▸ EXERCISE
The listing below must be repeated word for word, with its images excluded.

▸ AVAILABLE DATA
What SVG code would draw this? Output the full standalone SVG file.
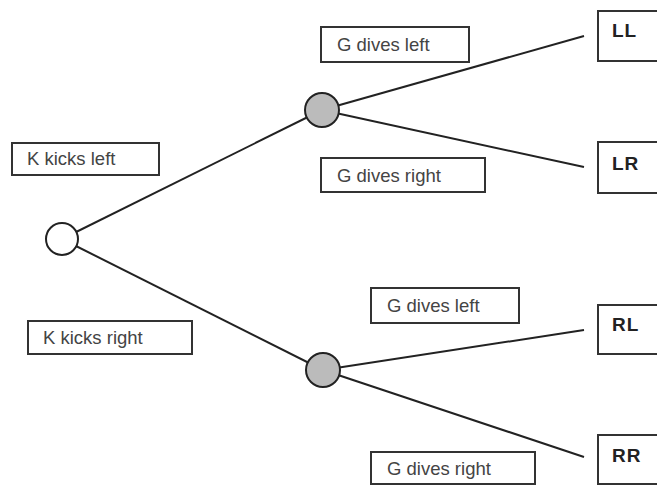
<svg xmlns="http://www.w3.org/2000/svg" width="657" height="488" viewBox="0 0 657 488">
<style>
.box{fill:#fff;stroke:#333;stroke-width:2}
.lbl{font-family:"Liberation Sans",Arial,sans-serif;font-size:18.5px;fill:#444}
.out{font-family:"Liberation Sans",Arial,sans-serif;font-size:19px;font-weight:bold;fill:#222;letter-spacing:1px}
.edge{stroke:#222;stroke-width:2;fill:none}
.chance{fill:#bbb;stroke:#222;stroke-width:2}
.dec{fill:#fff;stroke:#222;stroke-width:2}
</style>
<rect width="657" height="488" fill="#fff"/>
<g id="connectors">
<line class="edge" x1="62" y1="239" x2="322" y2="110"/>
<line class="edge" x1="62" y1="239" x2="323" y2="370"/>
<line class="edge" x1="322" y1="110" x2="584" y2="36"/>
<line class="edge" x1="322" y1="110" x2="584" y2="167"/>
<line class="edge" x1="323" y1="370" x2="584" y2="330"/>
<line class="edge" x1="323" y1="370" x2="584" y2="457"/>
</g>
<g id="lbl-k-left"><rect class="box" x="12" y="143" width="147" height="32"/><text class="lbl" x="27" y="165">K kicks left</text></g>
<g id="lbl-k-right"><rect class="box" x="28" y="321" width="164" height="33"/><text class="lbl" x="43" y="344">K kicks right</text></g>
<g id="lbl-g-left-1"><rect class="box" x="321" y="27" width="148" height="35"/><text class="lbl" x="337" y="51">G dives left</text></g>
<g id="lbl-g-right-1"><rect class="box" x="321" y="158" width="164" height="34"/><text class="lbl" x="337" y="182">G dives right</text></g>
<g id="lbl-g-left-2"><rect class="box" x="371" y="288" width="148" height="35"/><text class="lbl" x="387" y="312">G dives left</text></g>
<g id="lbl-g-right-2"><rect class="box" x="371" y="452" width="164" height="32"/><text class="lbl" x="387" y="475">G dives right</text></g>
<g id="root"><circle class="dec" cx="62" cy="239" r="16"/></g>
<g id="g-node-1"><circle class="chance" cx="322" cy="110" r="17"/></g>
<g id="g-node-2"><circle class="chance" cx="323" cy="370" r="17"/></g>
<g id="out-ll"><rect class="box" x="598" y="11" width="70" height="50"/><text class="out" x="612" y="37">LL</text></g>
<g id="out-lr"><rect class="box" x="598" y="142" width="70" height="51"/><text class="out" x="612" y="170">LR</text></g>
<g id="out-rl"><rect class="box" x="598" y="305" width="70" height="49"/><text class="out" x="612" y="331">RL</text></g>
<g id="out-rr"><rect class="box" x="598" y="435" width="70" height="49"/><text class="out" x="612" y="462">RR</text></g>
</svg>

▸ RESULT
What SVG code would draw this? Output the full standalone SVG file.
<svg xmlns="http://www.w3.org/2000/svg" width="657" height="488" viewBox="0 0 657 488">
<style>
.box{fill:#fff;stroke:#333;stroke-width:2}
.lbl{font-family:"Liberation Sans",Arial,sans-serif;font-size:18.5px;fill:#444}
.out{font-family:"Liberation Sans",Arial,sans-serif;font-size:19px;font-weight:bold;fill:#222;letter-spacing:1px}
.edge{stroke:#222;stroke-width:2;fill:none}
.chance{fill:#bbb;stroke:#222;stroke-width:2}
.dec{fill:#fff;stroke:#222;stroke-width:2}
</style>
<rect width="657" height="488" fill="#fff"/>
<g id="connectors">
<line class="edge" x1="62" y1="239" x2="322" y2="110"/>
<line class="edge" x1="62" y1="239" x2="323" y2="370"/>
<line class="edge" x1="322" y1="110" x2="584" y2="36"/>
<line class="edge" x1="322" y1="110" x2="584" y2="167"/>
<line class="edge" x1="323" y1="370" x2="584" y2="330"/>
<line class="edge" x1="323" y1="370" x2="584" y2="457"/>
</g>
<g id="lbl-k-left"><rect class="box" x="12" y="143" width="147" height="32"/><text class="lbl" x="27" y="165">K kicks left</text></g>
<g id="lbl-k-right"><rect class="box" x="28" y="321" width="164" height="33"/><text class="lbl" x="43" y="344">K kicks right</text></g>
<g id="lbl-g-left-1"><rect class="box" x="321" y="27" width="148" height="35"/><text class="lbl" x="337" y="51">G dives left</text></g>
<g id="lbl-g-right-1"><rect class="box" x="321" y="158" width="164" height="34"/><text class="lbl" x="337" y="182">G dives right</text></g>
<g id="lbl-g-left-2"><rect class="box" x="371" y="288" width="148" height="35"/><text class="lbl" x="387" y="312">G dives left</text></g>
<g id="lbl-g-right-2"><rect class="box" x="371" y="452" width="164" height="32"/><text class="lbl" x="387" y="475">G dives right</text></g>
<g id="root"><circle class="dec" cx="62" cy="239" r="16"/></g>
<g id="g-node-1"><circle class="chance" cx="322" cy="110" r="17"/></g>
<g id="g-node-2"><circle class="chance" cx="323" cy="370" r="17"/></g>
<g id="out-ll"><rect class="box" x="598" y="11" width="70" height="50"/><text class="out" x="612" y="37">LL</text></g>
<g id="out-lr"><rect class="box" x="598" y="142" width="70" height="51"/><text class="out" x="612" y="170">LR</text></g>
<g id="out-rl"><rect class="box" x="598" y="305" width="70" height="49"/><text class="out" x="612" y="331">RL</text></g>
<g id="out-rr"><rect class="box" x="598" y="435" width="70" height="49"/><text class="out" x="612" y="462">RR</text></g>
</svg>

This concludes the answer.